The idea of women not being allowed in mosques, or not being able to do certain Hindu rituals has bothered me a lot. It seems sexist. Why am I not allowed in there, and why can’t I do the “fall” in front of the temple? However, in my own religion, Catholicism, women are not allowed to be priests, cardinals, or the pope. And, this is something that I don’t really lose any sleep over. “Why would I want to be a priest anyways?” I tell myself. Maybe it’s because I really have no interest in it, or because I have been Catholic all my life, that I fully accept and fully don’t care that women can’t be priests. So why should I judge the customs of any other culture, especially so far as to disrespectfully joke that I’ll just dress up as a man and walk in to a mosque?
Many women here cover their hair, or faces. In the US, many of us wear make up, change up our hair, get spray tans, and also judge those who cover up for religious reasons. But in both cultures we alter or hide our appearances. I urge you to consider the differences and similarities between these.

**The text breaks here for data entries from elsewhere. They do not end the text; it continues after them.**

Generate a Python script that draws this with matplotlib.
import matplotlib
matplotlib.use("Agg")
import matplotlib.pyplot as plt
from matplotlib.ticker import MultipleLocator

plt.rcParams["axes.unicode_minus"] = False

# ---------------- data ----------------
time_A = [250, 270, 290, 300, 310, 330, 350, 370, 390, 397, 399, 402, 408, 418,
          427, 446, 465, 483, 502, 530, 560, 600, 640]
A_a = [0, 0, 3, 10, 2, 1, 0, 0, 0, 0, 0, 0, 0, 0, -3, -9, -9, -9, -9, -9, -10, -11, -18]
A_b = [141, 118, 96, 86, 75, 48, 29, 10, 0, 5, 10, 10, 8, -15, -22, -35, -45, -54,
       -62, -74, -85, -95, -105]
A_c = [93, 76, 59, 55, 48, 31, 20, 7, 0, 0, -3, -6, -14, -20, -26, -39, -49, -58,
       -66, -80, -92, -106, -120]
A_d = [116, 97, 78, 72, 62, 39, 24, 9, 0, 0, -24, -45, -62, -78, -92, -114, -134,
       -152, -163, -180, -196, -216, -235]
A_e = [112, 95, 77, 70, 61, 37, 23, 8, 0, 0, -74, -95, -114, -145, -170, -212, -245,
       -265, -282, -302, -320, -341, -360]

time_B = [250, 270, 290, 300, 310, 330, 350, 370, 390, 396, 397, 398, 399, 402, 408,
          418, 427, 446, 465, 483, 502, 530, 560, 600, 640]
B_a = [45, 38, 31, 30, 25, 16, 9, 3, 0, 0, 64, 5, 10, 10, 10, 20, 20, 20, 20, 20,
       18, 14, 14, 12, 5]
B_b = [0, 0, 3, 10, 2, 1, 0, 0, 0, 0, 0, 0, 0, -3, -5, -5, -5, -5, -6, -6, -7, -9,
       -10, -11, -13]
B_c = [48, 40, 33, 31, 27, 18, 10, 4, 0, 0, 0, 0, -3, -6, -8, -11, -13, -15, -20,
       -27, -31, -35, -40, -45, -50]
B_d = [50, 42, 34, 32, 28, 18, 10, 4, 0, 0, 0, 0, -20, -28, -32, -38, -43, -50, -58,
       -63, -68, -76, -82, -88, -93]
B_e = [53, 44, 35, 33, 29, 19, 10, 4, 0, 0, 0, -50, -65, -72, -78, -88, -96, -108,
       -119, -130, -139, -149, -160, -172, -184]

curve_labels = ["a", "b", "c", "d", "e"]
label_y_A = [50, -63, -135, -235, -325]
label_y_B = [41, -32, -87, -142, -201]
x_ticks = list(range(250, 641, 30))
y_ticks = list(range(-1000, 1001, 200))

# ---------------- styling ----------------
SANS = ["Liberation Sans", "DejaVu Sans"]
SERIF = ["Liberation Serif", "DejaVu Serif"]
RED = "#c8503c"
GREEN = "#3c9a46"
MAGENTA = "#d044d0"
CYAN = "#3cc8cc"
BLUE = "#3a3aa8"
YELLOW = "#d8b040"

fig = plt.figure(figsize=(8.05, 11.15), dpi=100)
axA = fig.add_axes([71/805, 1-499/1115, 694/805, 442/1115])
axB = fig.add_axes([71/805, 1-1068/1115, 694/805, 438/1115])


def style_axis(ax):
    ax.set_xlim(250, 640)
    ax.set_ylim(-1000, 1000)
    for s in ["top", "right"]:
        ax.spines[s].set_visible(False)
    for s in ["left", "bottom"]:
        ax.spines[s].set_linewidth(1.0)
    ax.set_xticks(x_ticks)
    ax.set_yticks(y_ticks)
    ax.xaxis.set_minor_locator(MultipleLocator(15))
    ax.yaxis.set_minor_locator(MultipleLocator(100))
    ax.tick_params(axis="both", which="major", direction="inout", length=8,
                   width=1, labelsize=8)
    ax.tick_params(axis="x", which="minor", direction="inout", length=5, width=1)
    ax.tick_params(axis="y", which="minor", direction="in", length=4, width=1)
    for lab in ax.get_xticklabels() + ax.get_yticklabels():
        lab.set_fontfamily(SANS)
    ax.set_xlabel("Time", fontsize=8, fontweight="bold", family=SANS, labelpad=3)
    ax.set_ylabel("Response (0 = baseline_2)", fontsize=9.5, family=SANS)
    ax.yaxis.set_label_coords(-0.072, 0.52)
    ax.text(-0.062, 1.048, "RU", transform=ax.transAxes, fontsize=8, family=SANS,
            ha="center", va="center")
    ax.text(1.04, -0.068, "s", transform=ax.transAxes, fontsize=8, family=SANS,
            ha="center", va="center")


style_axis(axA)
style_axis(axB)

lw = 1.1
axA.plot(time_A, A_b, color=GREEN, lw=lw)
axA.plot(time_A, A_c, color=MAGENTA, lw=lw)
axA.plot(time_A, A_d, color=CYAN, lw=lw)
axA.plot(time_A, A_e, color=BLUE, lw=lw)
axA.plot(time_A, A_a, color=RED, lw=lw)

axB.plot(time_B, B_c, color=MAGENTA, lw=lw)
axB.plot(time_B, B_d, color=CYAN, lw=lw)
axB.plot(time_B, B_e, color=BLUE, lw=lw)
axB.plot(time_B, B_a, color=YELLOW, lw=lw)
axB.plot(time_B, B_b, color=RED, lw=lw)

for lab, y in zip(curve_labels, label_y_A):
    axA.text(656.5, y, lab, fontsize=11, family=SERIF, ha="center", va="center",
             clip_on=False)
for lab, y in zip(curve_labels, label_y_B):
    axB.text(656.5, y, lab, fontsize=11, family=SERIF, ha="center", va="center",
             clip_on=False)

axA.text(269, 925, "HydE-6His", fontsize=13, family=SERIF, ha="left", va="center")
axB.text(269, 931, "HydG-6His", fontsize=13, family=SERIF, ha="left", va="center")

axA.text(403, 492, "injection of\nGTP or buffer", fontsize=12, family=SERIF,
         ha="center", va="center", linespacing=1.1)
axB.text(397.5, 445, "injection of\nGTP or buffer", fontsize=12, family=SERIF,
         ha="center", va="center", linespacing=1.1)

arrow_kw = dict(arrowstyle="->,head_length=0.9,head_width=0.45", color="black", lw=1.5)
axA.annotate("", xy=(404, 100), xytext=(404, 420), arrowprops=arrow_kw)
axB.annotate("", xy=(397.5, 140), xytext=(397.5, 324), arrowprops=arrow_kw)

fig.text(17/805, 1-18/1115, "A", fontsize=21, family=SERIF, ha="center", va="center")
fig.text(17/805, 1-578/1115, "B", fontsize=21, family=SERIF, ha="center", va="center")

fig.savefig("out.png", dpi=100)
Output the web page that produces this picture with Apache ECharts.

I get frustrated when our Uber drivers are pulled over and forced to pay a bribe for no reason. This seems like a major flaw in the governing system. But what about the American issue of police violence – the occasional escalation of small violations?
India’s caste system is still strong. In many parts of India your caste still determines your occupation, and if not, it is at least a strong indicator of your socioeconomic status. Intercaste marriages are still uncommon. This all seems ridiculous. But in the US, race and class are strong determinants of how much you will make in the future. And social mobility is only declining (1). From my experience, interracial and interclass marriages are also sometimes or even often, less desirable.
There are many things that do not make sense to us, as Americans visiting India. It has been awesome to see a place with fresh eyes, and be critical of everything. At the same time, it has been important to be humble and acknowledge that our own country and culture have plenty of issues as well. Through my thoughts, I have realized that hypocrisy is human nature. I’ve decided that we should not beat ourselves up over that, but it is certainly worth being aware of.